:: DATA SECTION ::
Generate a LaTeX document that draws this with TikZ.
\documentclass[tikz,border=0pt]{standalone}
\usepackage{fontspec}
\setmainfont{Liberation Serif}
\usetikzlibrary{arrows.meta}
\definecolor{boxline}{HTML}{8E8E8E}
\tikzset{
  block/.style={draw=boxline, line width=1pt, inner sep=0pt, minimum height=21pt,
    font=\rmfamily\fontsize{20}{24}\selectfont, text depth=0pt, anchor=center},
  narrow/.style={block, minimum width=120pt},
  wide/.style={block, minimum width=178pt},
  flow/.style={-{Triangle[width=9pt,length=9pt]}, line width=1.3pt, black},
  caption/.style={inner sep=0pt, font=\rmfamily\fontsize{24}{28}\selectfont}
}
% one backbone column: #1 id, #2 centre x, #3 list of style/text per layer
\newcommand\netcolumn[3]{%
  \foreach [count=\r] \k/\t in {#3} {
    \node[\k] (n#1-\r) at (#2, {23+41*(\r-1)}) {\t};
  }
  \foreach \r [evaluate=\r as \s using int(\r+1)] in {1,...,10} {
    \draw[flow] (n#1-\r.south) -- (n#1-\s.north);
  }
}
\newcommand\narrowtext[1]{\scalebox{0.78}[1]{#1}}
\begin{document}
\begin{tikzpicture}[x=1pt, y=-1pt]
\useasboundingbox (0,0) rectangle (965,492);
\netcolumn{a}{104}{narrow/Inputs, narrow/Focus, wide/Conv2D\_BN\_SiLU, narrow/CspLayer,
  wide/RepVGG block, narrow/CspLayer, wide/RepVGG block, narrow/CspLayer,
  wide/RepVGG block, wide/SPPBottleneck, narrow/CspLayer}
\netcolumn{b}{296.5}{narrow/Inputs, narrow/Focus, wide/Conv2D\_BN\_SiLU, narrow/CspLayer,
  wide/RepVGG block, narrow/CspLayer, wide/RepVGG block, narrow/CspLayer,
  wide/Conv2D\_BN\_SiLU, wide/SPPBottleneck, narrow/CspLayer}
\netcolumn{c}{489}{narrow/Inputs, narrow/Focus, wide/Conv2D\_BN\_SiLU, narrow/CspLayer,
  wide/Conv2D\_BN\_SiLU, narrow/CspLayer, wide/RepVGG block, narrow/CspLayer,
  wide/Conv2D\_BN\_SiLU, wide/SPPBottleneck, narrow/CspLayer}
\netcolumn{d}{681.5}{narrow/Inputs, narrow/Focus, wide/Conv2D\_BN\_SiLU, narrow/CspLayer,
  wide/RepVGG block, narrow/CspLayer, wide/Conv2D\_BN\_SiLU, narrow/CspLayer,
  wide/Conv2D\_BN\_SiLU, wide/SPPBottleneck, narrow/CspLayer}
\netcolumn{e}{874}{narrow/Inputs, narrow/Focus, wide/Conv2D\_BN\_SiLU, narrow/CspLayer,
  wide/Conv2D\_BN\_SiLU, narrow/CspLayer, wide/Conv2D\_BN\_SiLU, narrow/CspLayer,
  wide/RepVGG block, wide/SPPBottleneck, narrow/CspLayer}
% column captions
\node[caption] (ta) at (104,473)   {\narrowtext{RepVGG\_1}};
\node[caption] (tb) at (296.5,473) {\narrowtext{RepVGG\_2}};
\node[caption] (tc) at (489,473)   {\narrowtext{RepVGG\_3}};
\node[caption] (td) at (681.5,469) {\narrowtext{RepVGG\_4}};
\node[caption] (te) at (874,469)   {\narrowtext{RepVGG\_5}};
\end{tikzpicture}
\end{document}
:::
* INSTRUCTION: Quote each line of the listing above exactly.

* RESULT FOR THIS TASK:
Generate a LaTeX document that draws this with TikZ.
\documentclass[tikz,border=0pt]{standalone}
\usepackage{fontspec}
\setmainfont{Liberation Serif}
\usetikzlibrary{arrows.meta}
\definecolor{boxline}{HTML}{8E8E8E}
\tikzset{
  block/.style={draw=boxline, line width=1pt, inner sep=0pt, minimum height=21pt,
    font=\rmfamily\fontsize{20}{24}\selectfont, text depth=0pt, anchor=center},
  narrow/.style={block, minimum width=120pt},
  wide/.style={block, minimum width=178pt},
  flow/.style={-{Triangle[width=9pt,length=9pt]}, line width=1.3pt, black},
  caption/.style={inner sep=0pt, font=\rmfamily\fontsize{24}{28}\selectfont}
}
% one backbone column: #1 id, #2 centre x, #3 list of style/text per layer
\newcommand\netcolumn[3]{%
  \foreach [count=\r] \k/\t in {#3} {
    \node[\k] (n#1-\r) at (#2, {23+41*(\r-1)}) {\t};
  }
  \foreach \r [evaluate=\r as \s using int(\r+1)] in {1,...,10} {
    \draw[flow] (n#1-\r.south) -- (n#1-\s.north);
  }
}
\newcommand\narrowtext[1]{\scalebox{0.78}[1]{#1}}
\begin{document}
\begin{tikzpicture}[x=1pt, y=-1pt]
\useasboundingbox (0,0) rectangle (965,492);
\netcolumn{a}{104}{narrow/Inputs, narrow/Focus, wide/Conv2D\_BN\_SiLU, narrow/CspLayer,
  wide/RepVGG block, narrow/CspLayer, wide/RepVGG block, narrow/CspLayer,
  wide/RepVGG block, wide/SPPBottleneck, narrow/CspLayer}
\netcolumn{b}{296.5}{narrow/Inputs, narrow/Focus, wide/Conv2D\_BN\_SiLU, narrow/CspLayer,
  wide/RepVGG block, narrow/CspLayer, wide/RepVGG block, narrow/CspLayer,
  wide/Conv2D\_BN\_SiLU, wide/SPPBottleneck, narrow/CspLayer}
\netcolumn{c}{489}{narrow/Inputs, narrow/Focus, wide/Conv2D\_BN\_SiLU, narrow/CspLayer,
  wide/Conv2D\_BN\_SiLU, narrow/CspLayer, wide/RepVGG block, narrow/CspLayer,
  wide/Conv2D\_BN\_SiLU, wide/SPPBottleneck, narrow/CspLayer}
\netcolumn{d}{681.5}{narrow/Inputs, narrow/Focus, wide/Conv2D\_BN\_SiLU, narrow/CspLayer,
  wide/RepVGG block, narrow/CspLayer, wide/Conv2D\_BN\_SiLU, narrow/CspLayer,
  wide/Conv2D\_BN\_SiLU, wide/SPPBottleneck, narrow/CspLayer}
\netcolumn{e}{874}{narrow/Inputs, narrow/Focus, wide/Conv2D\_BN\_SiLU, narrow/CspLayer,
  wide/Conv2D\_BN\_SiLU, narrow/CspLayer, wide/Conv2D\_BN\_SiLU, narrow/CspLayer,
  wide/RepVGG block, wide/SPPBottleneck, narrow/CspLayer}
% column captions
\node[caption] (ta) at (104,473)   {\narrowtext{RepVGG\_1}};
\node[caption] (tb) at (296.5,473) {\narrowtext{RepVGG\_2}};
\node[caption] (tc) at (489,473)   {\narrowtext{RepVGG\_3}};
\node[caption] (td) at (681.5,469) {\narrowtext{RepVGG\_4}};
\node[caption] (te) at (874,469)   {\narrowtext{RepVGG\_5}};
\end{tikzpicture}
\end{document}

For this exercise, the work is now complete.